┌────────
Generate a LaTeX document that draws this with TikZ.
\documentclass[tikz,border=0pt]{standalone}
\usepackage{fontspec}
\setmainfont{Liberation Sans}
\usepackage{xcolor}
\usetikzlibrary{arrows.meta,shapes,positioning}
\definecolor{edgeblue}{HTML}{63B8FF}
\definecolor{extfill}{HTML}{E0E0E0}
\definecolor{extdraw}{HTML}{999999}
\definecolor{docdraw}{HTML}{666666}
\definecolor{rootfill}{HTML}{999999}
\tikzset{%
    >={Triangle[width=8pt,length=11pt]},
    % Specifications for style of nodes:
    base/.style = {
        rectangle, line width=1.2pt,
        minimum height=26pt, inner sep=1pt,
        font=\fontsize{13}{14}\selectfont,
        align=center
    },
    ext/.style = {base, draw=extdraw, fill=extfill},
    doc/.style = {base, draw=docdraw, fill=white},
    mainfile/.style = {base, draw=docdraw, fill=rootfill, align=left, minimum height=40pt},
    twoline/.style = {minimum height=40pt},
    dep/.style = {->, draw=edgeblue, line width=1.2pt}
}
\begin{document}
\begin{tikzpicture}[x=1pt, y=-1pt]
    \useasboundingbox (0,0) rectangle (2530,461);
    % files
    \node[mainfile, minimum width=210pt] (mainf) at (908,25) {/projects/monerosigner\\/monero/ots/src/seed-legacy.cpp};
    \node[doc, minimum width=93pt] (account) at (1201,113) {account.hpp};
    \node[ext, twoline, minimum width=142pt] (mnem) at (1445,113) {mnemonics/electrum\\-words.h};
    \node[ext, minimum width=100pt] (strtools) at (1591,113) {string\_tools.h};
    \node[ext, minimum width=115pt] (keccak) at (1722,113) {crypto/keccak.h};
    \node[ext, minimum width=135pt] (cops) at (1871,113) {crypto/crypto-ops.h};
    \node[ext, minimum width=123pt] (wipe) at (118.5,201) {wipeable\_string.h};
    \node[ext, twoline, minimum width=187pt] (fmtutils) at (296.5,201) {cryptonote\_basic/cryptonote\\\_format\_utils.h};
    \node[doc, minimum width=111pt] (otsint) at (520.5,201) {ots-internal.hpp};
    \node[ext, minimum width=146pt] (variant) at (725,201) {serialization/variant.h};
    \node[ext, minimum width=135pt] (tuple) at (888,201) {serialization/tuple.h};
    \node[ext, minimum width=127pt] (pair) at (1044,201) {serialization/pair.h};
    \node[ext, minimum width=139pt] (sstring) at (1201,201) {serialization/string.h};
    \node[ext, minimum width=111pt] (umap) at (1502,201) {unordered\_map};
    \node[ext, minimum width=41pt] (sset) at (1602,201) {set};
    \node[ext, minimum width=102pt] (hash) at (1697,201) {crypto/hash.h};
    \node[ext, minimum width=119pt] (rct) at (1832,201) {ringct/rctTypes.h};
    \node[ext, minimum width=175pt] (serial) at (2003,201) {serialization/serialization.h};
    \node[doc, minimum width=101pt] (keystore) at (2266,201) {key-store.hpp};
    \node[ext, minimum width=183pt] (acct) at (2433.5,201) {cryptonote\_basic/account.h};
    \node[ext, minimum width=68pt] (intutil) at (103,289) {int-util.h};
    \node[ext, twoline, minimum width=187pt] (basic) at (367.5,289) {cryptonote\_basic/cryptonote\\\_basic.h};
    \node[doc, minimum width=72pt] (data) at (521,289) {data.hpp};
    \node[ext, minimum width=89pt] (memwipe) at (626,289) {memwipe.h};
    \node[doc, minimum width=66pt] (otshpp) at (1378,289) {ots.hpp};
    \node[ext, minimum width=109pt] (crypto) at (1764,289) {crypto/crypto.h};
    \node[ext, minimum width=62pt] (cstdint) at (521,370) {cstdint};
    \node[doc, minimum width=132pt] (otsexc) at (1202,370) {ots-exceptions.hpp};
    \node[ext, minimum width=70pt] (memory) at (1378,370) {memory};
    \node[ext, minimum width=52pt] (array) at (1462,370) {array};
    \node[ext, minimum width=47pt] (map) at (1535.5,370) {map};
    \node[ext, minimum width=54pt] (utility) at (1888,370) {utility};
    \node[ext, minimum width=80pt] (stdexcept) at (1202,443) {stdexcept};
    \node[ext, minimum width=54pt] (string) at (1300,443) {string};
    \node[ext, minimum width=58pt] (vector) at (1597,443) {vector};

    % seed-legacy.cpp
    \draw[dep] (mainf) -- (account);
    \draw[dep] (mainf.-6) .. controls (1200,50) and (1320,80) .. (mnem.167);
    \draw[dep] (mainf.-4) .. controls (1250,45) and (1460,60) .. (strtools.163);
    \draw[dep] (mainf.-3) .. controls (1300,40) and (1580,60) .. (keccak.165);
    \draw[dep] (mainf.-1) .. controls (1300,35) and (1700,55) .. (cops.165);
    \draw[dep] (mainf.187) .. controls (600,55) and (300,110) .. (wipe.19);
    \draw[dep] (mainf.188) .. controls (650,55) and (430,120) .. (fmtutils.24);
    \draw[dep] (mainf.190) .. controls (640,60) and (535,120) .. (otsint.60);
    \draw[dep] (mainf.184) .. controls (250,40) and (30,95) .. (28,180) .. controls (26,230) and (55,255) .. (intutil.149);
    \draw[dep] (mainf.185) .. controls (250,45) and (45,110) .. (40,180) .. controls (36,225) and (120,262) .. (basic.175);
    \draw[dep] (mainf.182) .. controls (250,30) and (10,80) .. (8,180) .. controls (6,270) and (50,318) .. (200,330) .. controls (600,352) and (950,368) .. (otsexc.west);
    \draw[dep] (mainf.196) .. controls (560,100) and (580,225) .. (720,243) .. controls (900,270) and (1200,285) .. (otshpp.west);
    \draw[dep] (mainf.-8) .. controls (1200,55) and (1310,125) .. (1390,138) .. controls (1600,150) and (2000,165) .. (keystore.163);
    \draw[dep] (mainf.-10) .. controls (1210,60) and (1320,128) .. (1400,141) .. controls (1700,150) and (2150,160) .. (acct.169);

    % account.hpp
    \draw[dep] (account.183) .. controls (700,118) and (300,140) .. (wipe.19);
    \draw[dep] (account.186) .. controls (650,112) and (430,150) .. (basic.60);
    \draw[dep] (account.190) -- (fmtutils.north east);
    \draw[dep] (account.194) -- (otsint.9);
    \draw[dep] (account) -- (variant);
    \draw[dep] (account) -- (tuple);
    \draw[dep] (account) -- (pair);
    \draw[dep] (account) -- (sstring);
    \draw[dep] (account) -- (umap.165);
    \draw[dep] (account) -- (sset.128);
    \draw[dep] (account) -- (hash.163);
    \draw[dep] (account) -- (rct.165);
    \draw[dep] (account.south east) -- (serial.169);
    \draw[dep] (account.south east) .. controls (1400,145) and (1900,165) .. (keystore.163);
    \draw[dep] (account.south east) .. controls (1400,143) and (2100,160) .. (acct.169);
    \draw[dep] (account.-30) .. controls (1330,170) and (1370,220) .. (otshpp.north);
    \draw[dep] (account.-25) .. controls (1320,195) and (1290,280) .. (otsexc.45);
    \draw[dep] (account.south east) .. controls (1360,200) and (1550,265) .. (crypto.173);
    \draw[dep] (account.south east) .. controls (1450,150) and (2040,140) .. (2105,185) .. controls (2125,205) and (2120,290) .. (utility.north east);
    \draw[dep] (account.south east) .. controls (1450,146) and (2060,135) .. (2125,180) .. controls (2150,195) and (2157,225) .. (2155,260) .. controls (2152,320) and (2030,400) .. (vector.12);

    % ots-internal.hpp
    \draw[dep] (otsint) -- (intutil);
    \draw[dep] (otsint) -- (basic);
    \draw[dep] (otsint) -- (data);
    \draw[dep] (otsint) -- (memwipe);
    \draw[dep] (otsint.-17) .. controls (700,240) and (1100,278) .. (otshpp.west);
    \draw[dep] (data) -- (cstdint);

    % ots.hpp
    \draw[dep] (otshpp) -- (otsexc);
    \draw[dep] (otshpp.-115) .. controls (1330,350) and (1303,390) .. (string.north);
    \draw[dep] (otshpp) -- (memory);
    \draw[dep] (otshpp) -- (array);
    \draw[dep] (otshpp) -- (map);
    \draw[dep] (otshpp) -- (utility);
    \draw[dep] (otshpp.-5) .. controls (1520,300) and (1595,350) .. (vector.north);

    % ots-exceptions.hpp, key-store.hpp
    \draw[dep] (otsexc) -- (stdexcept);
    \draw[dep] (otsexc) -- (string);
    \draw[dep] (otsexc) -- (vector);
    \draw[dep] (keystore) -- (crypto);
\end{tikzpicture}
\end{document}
└────────
┌────────
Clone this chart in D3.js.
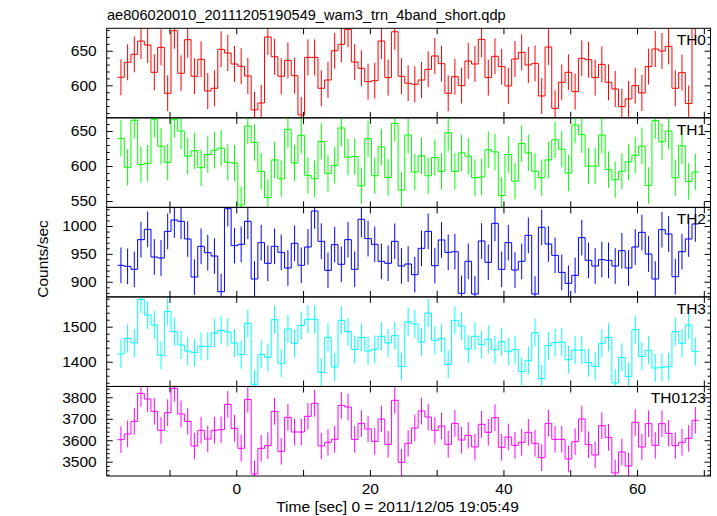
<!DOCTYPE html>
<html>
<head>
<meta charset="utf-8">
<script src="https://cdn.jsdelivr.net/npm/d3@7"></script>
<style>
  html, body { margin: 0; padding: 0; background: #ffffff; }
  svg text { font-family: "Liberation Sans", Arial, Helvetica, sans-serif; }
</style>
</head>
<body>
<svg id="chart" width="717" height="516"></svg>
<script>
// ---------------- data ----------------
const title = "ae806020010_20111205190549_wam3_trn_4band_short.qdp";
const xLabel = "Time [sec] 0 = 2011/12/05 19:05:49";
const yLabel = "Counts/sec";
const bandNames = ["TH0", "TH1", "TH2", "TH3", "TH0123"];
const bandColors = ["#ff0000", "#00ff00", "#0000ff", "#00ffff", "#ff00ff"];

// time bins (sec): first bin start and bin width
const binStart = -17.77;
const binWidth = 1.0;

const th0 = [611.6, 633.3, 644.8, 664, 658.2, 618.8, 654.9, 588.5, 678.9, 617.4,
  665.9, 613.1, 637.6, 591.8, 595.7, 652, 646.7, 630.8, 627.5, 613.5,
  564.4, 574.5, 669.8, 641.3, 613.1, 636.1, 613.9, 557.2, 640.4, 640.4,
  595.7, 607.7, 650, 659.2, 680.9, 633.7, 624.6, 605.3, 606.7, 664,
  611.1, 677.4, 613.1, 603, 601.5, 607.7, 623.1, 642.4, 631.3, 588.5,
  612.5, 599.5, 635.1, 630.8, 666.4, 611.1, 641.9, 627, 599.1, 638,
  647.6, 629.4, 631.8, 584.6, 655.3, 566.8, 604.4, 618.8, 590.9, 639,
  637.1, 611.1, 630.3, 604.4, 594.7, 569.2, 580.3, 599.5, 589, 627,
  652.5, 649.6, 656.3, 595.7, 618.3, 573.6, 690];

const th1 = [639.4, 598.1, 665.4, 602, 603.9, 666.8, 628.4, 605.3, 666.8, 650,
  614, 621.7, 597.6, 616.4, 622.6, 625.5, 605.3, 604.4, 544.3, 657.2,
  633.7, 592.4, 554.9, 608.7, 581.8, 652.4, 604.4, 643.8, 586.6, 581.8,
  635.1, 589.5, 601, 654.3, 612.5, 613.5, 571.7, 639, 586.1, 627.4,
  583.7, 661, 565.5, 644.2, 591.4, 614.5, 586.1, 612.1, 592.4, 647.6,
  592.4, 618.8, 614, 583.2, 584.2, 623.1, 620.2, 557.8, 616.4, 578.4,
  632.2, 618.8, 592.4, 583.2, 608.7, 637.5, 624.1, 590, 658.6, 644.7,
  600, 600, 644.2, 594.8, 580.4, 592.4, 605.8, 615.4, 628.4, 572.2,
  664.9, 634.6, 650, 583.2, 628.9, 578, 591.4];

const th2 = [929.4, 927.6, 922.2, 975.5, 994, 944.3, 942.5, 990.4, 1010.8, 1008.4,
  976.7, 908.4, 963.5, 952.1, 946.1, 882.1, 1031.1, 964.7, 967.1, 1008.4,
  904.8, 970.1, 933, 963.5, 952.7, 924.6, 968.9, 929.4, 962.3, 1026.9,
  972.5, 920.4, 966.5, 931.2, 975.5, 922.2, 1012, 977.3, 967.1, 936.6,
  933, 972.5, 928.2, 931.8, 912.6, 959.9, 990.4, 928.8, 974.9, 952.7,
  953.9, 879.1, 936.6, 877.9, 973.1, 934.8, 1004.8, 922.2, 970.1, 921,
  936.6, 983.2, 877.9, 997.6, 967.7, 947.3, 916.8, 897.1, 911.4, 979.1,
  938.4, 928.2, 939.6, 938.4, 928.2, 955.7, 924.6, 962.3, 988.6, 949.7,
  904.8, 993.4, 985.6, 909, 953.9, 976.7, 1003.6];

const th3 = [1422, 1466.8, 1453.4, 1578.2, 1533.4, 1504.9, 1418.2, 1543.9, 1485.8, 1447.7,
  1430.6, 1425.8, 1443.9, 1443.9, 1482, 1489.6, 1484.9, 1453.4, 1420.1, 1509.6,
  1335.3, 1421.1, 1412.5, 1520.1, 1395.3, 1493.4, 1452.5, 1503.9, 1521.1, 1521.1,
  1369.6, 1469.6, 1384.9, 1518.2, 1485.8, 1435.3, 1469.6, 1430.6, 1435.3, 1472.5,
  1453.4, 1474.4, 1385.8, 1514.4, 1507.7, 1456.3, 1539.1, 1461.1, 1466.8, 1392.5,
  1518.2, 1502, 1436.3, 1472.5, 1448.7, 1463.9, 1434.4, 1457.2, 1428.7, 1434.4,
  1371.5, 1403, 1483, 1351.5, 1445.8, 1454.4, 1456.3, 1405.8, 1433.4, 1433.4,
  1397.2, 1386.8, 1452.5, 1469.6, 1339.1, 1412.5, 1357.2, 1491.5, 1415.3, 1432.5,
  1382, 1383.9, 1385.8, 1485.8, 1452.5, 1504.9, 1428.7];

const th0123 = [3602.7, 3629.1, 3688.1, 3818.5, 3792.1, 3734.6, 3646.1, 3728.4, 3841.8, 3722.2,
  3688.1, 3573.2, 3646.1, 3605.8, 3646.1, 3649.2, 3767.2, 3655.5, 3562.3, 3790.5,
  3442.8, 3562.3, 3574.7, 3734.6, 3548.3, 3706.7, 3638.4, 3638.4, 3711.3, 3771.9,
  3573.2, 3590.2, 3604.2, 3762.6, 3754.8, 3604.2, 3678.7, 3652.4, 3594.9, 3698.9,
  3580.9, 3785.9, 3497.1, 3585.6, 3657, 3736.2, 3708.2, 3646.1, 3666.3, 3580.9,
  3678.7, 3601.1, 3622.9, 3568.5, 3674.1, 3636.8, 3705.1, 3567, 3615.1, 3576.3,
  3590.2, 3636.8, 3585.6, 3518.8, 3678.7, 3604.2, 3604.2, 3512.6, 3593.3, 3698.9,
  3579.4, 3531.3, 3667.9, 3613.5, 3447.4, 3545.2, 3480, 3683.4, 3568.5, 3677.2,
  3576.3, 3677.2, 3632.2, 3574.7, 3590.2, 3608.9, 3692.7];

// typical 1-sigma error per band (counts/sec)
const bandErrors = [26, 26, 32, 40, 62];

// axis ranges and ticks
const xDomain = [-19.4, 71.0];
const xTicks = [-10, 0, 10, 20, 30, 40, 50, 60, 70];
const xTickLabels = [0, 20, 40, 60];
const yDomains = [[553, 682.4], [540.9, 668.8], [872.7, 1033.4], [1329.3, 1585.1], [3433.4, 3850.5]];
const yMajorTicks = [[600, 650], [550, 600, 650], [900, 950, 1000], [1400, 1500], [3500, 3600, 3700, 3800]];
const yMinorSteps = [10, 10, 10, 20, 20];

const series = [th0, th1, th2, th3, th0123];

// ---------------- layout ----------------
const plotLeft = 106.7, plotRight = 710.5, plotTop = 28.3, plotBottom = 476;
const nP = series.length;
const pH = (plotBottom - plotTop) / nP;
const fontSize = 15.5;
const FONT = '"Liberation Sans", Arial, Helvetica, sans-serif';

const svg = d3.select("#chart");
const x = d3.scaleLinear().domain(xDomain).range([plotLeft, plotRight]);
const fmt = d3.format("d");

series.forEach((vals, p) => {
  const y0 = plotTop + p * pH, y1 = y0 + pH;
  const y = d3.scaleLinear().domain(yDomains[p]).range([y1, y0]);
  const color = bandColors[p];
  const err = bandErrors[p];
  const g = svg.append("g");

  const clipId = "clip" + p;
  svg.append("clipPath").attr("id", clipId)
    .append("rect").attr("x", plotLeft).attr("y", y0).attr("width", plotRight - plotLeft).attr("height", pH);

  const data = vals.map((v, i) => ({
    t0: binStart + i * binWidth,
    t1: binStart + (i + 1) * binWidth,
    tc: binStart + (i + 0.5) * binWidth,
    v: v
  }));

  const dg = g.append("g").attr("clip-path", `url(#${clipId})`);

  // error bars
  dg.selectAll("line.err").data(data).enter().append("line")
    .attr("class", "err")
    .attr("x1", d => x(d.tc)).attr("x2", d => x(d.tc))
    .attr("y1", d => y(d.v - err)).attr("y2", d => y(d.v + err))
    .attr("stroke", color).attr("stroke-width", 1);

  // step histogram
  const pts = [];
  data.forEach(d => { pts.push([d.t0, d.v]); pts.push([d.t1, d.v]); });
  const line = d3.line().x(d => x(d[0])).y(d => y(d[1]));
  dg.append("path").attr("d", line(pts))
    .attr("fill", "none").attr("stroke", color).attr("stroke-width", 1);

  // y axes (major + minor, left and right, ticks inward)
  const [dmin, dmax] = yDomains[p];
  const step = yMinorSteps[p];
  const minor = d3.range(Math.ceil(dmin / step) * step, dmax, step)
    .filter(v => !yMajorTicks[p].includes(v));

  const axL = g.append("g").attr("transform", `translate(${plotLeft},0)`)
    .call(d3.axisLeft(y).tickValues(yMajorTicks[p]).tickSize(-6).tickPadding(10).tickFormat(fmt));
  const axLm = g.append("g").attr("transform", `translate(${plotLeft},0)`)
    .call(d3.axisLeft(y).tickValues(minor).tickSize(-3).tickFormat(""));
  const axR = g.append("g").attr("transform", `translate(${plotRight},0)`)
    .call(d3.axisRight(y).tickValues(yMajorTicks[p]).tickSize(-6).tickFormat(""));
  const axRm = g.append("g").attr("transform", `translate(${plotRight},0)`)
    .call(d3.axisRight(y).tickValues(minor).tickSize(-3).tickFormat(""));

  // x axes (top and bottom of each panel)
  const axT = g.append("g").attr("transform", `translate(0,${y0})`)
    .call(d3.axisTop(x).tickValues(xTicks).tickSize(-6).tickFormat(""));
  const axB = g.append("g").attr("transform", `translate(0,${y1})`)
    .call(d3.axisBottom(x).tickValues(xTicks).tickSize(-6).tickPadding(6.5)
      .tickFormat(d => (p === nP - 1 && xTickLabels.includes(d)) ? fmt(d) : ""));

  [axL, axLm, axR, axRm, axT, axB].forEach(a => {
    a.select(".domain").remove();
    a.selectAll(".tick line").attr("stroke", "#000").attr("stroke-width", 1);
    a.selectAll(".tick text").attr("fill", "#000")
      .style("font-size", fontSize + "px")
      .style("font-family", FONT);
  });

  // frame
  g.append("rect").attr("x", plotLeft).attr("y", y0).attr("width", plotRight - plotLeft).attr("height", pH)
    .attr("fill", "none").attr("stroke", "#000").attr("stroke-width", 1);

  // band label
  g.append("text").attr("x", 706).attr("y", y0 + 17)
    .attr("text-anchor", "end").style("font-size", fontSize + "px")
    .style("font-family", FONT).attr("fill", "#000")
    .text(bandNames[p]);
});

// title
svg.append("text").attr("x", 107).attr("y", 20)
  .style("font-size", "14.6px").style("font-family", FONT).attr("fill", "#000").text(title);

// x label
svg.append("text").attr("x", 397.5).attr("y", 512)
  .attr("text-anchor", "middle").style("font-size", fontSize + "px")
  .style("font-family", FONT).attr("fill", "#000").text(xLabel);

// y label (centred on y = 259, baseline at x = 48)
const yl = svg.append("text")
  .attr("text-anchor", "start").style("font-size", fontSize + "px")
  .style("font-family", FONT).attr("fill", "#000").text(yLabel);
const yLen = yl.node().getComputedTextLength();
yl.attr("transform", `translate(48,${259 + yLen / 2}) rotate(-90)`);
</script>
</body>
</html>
└────────
┌────────
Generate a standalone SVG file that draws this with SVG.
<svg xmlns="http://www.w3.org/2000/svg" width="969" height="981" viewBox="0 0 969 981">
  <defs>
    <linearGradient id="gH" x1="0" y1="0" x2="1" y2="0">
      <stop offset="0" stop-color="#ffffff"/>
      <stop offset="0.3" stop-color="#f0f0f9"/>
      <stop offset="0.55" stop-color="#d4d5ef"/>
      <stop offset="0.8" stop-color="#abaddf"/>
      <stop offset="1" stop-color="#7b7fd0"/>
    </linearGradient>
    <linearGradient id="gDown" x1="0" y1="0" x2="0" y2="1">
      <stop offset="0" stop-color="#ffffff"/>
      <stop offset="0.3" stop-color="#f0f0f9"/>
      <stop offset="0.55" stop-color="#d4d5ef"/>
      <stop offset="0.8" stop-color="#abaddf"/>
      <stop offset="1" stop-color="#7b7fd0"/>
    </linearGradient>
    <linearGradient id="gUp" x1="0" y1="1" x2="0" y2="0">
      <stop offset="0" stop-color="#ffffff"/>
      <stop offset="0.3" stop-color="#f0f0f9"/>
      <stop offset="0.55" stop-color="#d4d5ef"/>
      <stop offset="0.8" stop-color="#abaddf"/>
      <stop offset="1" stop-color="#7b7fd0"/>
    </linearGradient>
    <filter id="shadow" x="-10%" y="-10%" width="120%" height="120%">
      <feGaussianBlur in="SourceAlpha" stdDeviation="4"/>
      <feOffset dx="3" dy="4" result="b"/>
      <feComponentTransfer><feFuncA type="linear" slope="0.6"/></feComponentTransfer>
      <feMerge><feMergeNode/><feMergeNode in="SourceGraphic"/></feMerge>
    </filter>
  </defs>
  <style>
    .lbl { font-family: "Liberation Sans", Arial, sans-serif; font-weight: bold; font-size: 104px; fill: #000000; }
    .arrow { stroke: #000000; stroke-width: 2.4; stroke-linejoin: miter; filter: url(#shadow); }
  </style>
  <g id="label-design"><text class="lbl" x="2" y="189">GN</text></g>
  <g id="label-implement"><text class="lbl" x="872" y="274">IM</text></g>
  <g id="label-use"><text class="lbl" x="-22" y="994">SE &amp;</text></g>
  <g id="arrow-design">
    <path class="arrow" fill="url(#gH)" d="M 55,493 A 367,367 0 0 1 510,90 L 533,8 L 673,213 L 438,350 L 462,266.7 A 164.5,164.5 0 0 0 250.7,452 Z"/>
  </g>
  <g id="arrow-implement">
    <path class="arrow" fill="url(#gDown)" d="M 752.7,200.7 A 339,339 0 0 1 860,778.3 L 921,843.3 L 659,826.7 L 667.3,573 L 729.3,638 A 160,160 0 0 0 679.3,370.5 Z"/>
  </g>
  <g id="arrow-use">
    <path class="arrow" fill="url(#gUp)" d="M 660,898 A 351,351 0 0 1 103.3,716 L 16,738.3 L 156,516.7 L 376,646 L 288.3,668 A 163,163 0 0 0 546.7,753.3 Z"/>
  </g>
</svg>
└────────
Show each line holding the word "with".

**CORRECT RESULT:**
Generate a LaTeX document that draws this with TikZ.
Generate a standalone SVG file that draws this with SVG.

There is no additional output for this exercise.